EXERCISE AIM
Determine which lines of the records include the word "this", and copy them.

Dataset items

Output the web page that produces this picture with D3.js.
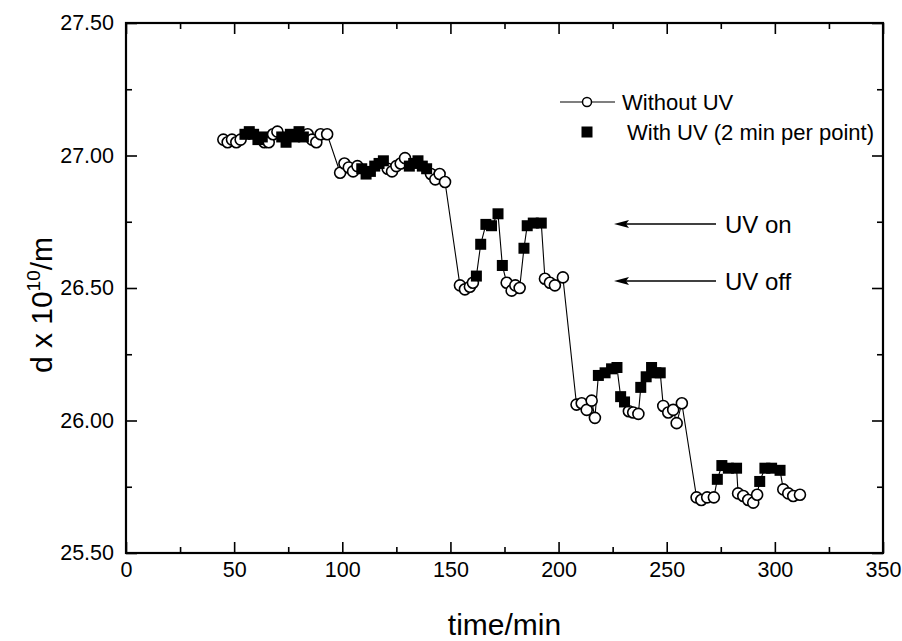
<!DOCTYPE html>
<html>
<head>
<meta charset="utf-8">
<script src="https://cdn.jsdelivr.net/npm/d3@7"></script>
<style>
  body { margin: 0; background: #fff; }
  svg { display: block; font-family: 'Liberation Sans', Arial, Helvetica, sans-serif; }
</style>
</head>
<body>
<svg id="chart" width="902" height="641"></svg>
<script>
// === DATA ===
// [time/min, d x 1e10 / m]
const withoutUV = [
    [45, 27.06], [47, 27.05], [49, 27.06], [51, 27.05], [53, 27.06],
    [64, 27.05], [66, 27.05], [68, 27.08], [70, 27.09],
    [84, 27.08], [86, 27.06], [88, 27.05], [90, 27.08], [93, 27.08],
    [99, 26.935], [101, 26.97], [103, 26.955], [105, 26.94], [107, 26.96],
    [121, 26.95], [123, 26.94], [125, 26.96], [127, 26.97], [129, 26.99],
    [141, 26.93], [143, 26.91], [145, 26.93], [147.5, 26.90],
    [154.4, 26.51], [156.7, 26.495], [159, 26.505], [160.4, 26.52],
    [176, 26.52], [178.3, 26.49], [180, 26.51], [182, 26.50],
    [193.7, 26.535], [196, 26.52], [198.3, 26.51], [202, 26.54],
    [208.3, 26.06], [210.7, 26.065], [213, 26.04], [215.3, 26.075], [216.8, 26.01],
    [232.5, 26.035], [234.5, 26.03], [236.9, 26.025],
    [248.4, 26.055], [250.7, 26.03], [253, 26.04], [254.6, 25.99], [257, 26.065],
    [263.8, 25.71], [266, 25.70], [268.7, 25.71], [271.8, 25.71],
    [283, 25.725], [285.4, 25.715], [287.7, 25.70], [290, 25.69], [291.8, 25.72],
    [303.9, 25.74], [306.2, 25.725], [308.5, 25.715], [311.6, 25.72]
]

const withUV = [
    [55, 27.08], [57, 27.09], [59, 27.08], [61, 27.06], [63, 27.07],
    [72, 27.07], [74, 27.05], [76, 27.08], [78, 27.07], [80, 27.09], [82, 27.07],
    [109, 26.95], [111, 26.93], [113, 26.94], [115, 26.96], [117, 26.97], [119, 26.98],
    [131, 26.96], [133, 26.97], [135, 26.98], [137, 26.96], [139, 26.95],
    [162, 26.545], [164, 26.665], [166.4, 26.74], [169, 26.735], [172, 26.78], [174, 26.585],
    [184, 26.65], [185.5, 26.735], [188.3, 26.745], [192, 26.745],
    [218.4, 26.17], [221.5, 26.18], [224.5, 26.195], [227, 26.2], [228.7, 26.09], [230.5, 26.07],
    [238, 26.125], [240.5, 26.165], [243, 26.2], [245, 26.18], [247, 26.18],
    [273.4, 25.778], [275.5, 25.83], [278.5, 25.82], [282.3, 25.82],
    [293, 25.77], [295.4, 25.82], [298.5, 25.82], [302.4, 25.812]
]

const xTicks = [0, 50, 100, 150, 200, 250, 300, 350]
const xMinor = [25, 75, 125, 175, 225, 275, 325]
const yTicks = [25.5, 26, 26.5, 27, 27.5]
const yMinor = [25.75, 26.25, 26.75, 27.25]

// === LAYOUT ===
const W = 902, H = 641
const margin = { top: 23, right: 19, bottom: 88, left: 126 }
const FONT = "'Liberation Sans', Arial, Helvetica, sans-serif"

const svg = d3.select('#chart')

const x = d3.scaleLinear().domain([0, 350]).range([margin.left, W - margin.right])
const y = d3.scaleLinear().domain([25.5, 27.5]).range([H - margin.bottom, margin.top])

// === AXES ===
const styleAxis = (g, size) => {
    g.select('.domain').remove()
    g.attr('font-family', FONT).attr('font-size', size)
    g.selectAll('line').attr('stroke', '#000').attr('stroke-width', 1.6)
    g.selectAll('text').attr('fill', '#000')
}

const addAxis = (axis, transform, fontSize = 21.5) =>
    svg.append('g').attr('transform', transform).call(axis).call(g => styleAxis(g, fontSize))

// bottom
addAxis(d3.axisBottom(x).tickValues(xTicks).tickSize(-11).tickPadding(9).tickFormat(d3.format('d')),
    `translate(0,${y(25.5)})`)
addAxis(d3.axisBottom(x).tickValues(xMinor).tickSize(-6).tickFormat(''), `translate(0,${y(25.5)})`)
// top
addAxis(d3.axisTop(x).tickValues(xTicks).tickSize(-11).tickFormat(''), `translate(0,${y(27.5)})`)
addAxis(d3.axisTop(x).tickValues(xMinor).tickSize(-6).tickFormat(''), `translate(0,${y(27.5)})`)
// left
addAxis(d3.axisLeft(y).tickValues(yTicks).tickSize(-11).tickPadding(12).tickFormat(d3.format('.2f')),
    `translate(${x(0)},0)`)
addAxis(d3.axisLeft(y).tickValues(yMinor).tickSize(-6).tickFormat(''), `translate(${x(0)},0)`)
// right
addAxis(d3.axisRight(y).tickValues(yTicks).tickSize(-11).tickFormat(''), `translate(${x(350)},0)`)
addAxis(d3.axisRight(y).tickValues(yMinor).tickSize(-6).tickFormat(''), `translate(${x(350)},0)`)

// frame
svg.append('rect')
    .attr('x', x(0)).attr('y', y(27.5))
    .attr('width', x(350) - x(0)).attr('height', y(25.5) - y(27.5))
    .attr('fill', 'none').attr('stroke', '#000').attr('stroke-width', 2.2)

// axis titles
svg.append('text')
    .attr('x', (x(0) + x(350)) / 2).attr('y', 635)
    .attr('text-anchor', 'middle')
    .attr('font-family', FONT).attr('font-size', 30)
    .text('time/min')

const yTitle = svg.append('text')
    .attr('transform', `translate(52,305) rotate(-90)`)
    .attr('text-anchor', 'middle')
    .attr('font-family', FONT).attr('font-size', 30)
yTitle.append('tspan').text('d x 10')
yTitle.append('tspan').attr('dy', -12).attr('font-size', 19).text('10')
yTitle.append('tspan').attr('dy', 12).text('/m')

// === SERIES ===
const all = withoutUV.concat(withUV).sort((a, b) => a[0] - b[0])

const line = d3.line().x(d => x(d[0])).y(d => y(d[1]))

svg.append('path')
    .datum(all)
    .attr('d', line)
    .attr('fill', 'none')
    .attr('stroke', '#000')
    .attr('stroke-width', 1.1)

const SQ = 11

svg.append('g').selectAll('circle')
    .data(withoutUV)
    .join('circle')
    .attr('cx', d => x(d[0]))
    .attr('cy', d => y(d[1]))
    .attr('r', 5.5)
    .attr('fill', '#fff')
    .attr('stroke', '#000')
    .attr('stroke-width', 1.6)

svg.append('g').selectAll('rect')
    .data(withUV)
    .join('rect')
    .attr('x', d => x(d[0]) - SQ / 2)
    .attr('y', d => y(d[1]) - SQ / 2)
    .attr('width', SQ)
    .attr('height', SQ)
    .attr('fill', '#000')

// === LEGEND ===
const leg = svg.append('g').attr('font-family', FONT).attr('font-size', 22)

leg.append('line')
    .attr('x1', 560).attr('x2', 615).attr('y1', 102).attr('y2', 102)
    .attr('stroke', '#000').attr('stroke-width', 1.1)
leg.append('circle')
    .attr('cx', 587).attr('cy', 102).attr('r', 4.5)
    .attr('fill', '#fff').attr('stroke', '#000').attr('stroke-width', 1.5)
leg.append('text').attr('x', 622).attr('y', 110).text('Without UV')

leg.append('rect')
    .attr('x', 587 - SQ / 2).attr('y', 132 - SQ / 2)
    .attr('width', SQ).attr('height', SQ).attr('fill', '#000')
leg.append('text').attr('x', 627).attr('y', 140).text('With UV (2 min per point)')

// === ANNOTATIONS ===
const notes = [
    { label: 'UV on', y: 224 },
    { label: 'UV off', y: 281 }
]

notes.forEach(n => {
    svg.append('line')
        .attr('x1', 716).attr('x2', 624).attr('y1', n.y).attr('y2', n.y)
        .attr('stroke', '#000').attr('stroke-width', 1.6)
    svg.append('path')
        .attr('d', `M614,${n.y} L629,${n.y - 4} L626,${n.y} L629,${n.y + 4} Z`)
        .attr('fill', '#000')
    svg.append('text')
        .attr('x', 725).attr('y', n.y + 9)
        .attr('font-family', FONT).attr('font-size', 24)
        .text(n.label)
})
</script>
</body>
</html>
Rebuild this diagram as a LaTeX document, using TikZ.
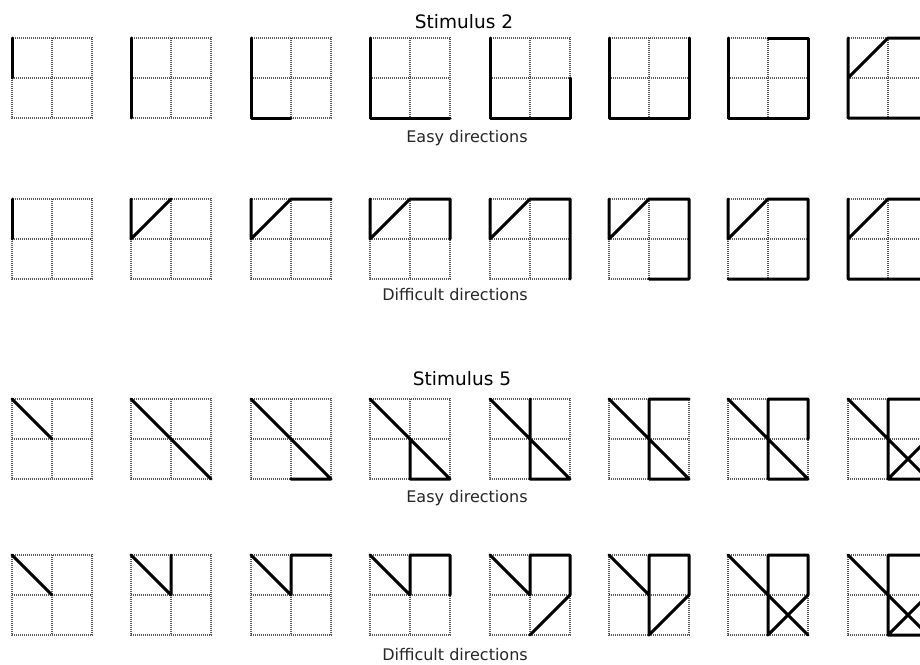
\documentclass[tikz,border=0pt]{standalone}
\usepackage{fontspec}
\newfontfamily\labelfont{DejaVu Sans}
\usetikzlibrary{positioning}

% one 2x2 cell panel: dotted grid, then the drawn strokes
\newcommand{\strokepanel}[3]{%
	\begin{scope}[shift={(#1,#2)},x=40pt,y=-40pt]
		\draw[gridline] (0,0) rectangle (2,2) (1,0) -- (1,2) (0,1) -- (2,1);
		\draw[strokeline] #3;
	\end{scope}}

\begin{document}
\begin{tikzpicture}[x=1pt,y=-1pt,
		gridline/.style={black!65,line width=1.8pt,dash pattern=on 1.2pt off 0.8pt},
		strokeline/.style={black,line width=3pt,line cap=round,line join=round},
		title/.style={font=\labelfont\fontsize{18.5}{20}\selectfont,anchor=base},
		caption/.style={font=\labelfont\fontsize{16}{18}\selectfont,anchor=base,black!85}]
				%\draw[color=gray,step=10, help lines,opacity=0.3] (0,0) grid (920,664); %help grids
				\useasboundingbox (0,0) rectangle (920,664);
				\clip (0,0) rectangle (920,664);

				\node[title] (stimtwo) at (464,28) {Stimulus 2};
				\node[caption] (easytwo) at (467,142) {Easy directions};
				\node[caption] (hardtwo) at (455,300) {Difficult directions};
				\node[title] (stimfive) at (462,385) {Stimulus 5};
				\node[caption] (easyfive) at (467,502) {Easy directions};
				\node[caption] (hardfive) at (455,660) {Difficult directions};

				% stimulus 2, easy
				\strokepanel{12}{38}{(0,0) -- (0,1)}
				\strokepanel{131}{38}{(0,0) -- (0,2)}
				\strokepanel{251}{38}{(0,0) -- (0,2) -- (1,2)}
				\strokepanel{370}{38}{(0,0) -- (0,2) -- (2,2)}
				\strokepanel{490}{38}{(0,0) -- (0,2) -- (2,2) -- (2,1)}
				\strokepanel{609}{38}{(0,0) -- (0,2) -- (2,2) -- (2,0)}
				\strokepanel{728}{38}{(0,0) -- (0,2) -- (2,2) -- (2,0) -- (1,0)}
				\strokepanel{848}{38}{(0,0) -- (0,2) -- (2,2) -- (2,0) -- (1,0) -- (0,1)}

				% stimulus 2, difficult
				\strokepanel{12}{199}{(0,0) -- (0,1)}
				\strokepanel{131}{199}{(0,0) -- (0,1) -- (1,0)}
				\strokepanel{251}{199}{(0,0) -- (0,1) -- (1,0) -- (2,0)}
				\strokepanel{370}{199}{(0,0) -- (0,1) -- (1,0) -- (2,0) -- (2,1)}
				\strokepanel{490}{199}{(0,0) -- (0,1) -- (1,0) -- (2,0) -- (2,2)}
				\strokepanel{609}{199}{(0,0) -- (0,1) -- (1,0) -- (2,0) -- (2,2) -- (1,2)}
				\strokepanel{728}{199}{(0,0) -- (0,1) -- (1,0) -- (2,0) -- (2,2) -- (0,2)}
				\strokepanel{848}{199}{(0,0) -- (0,1) -- (1,0) -- (2,0) -- (2,2) -- (0,2) -- (0,1)}

				% stimulus 5, easy
				\strokepanel{12}{399}{(0,0) -- (1,1)}
				\strokepanel{131}{399}{(0,0) -- (2,2)}
				\strokepanel{251}{399}{(0,0) -- (2,2) -- (1,2)}
				\strokepanel{370}{399}{(0,0) -- (2,2) -- (1,2) -- (1,1)}
				\strokepanel{490}{399}{(0,0) -- (2,2) -- (1,2) -- (1,0)}
				\strokepanel{609}{399}{(0,0) -- (2,2) -- (1,2) -- (1,0) -- (2,0)}
				\strokepanel{728}{399}{(0,0) -- (2,2) -- (1,2) -- (1,0) -- (2,0) -- (2,1)}
				\strokepanel{848}{399}{(0,0) -- (2,2) -- (1,2) -- (1,0) -- (2,0) -- (2,1) -- (1,2)}

				% stimulus 5, difficult
				\strokepanel{12}{555}{(0,0) -- (1,1)}
				\strokepanel{131}{555}{(0,0) -- (1,1) -- (1,0)}
				\strokepanel{251}{555}{(0,0) -- (1,1) -- (1,0) -- (2,0)}
				\strokepanel{370}{555}{(0,0) -- (1,1) -- (1,0) -- (2,0) -- (2,1)}
				\strokepanel{490}{555}{(0,0) -- (1,1) -- (1,0) -- (2,0) -- (2,1) -- (1,2)}
				\strokepanel{609}{555}{(0,0) -- (1,1) -- (1,0) -- (2,0) -- (2,1) -- (1,2) -- (1,1)}
				\strokepanel{728}{555}{(0,0) -- (1,1) -- (1,0) -- (2,0) -- (2,1) -- (1,2) -- (1,1) -- (2,2)}
				\strokepanel{848}{555}{(0,0) -- (1,1) -- (1,0) -- (2,0) -- (2,1) -- (1,2) -- (1,1) -- (2,2) -- (1,2)}
\end{tikzpicture}
\end{document}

WORKED SOLUTION
Output the web page that produces this picture with D3.js.
Rebuild this diagram as a LaTeX document, using TikZ.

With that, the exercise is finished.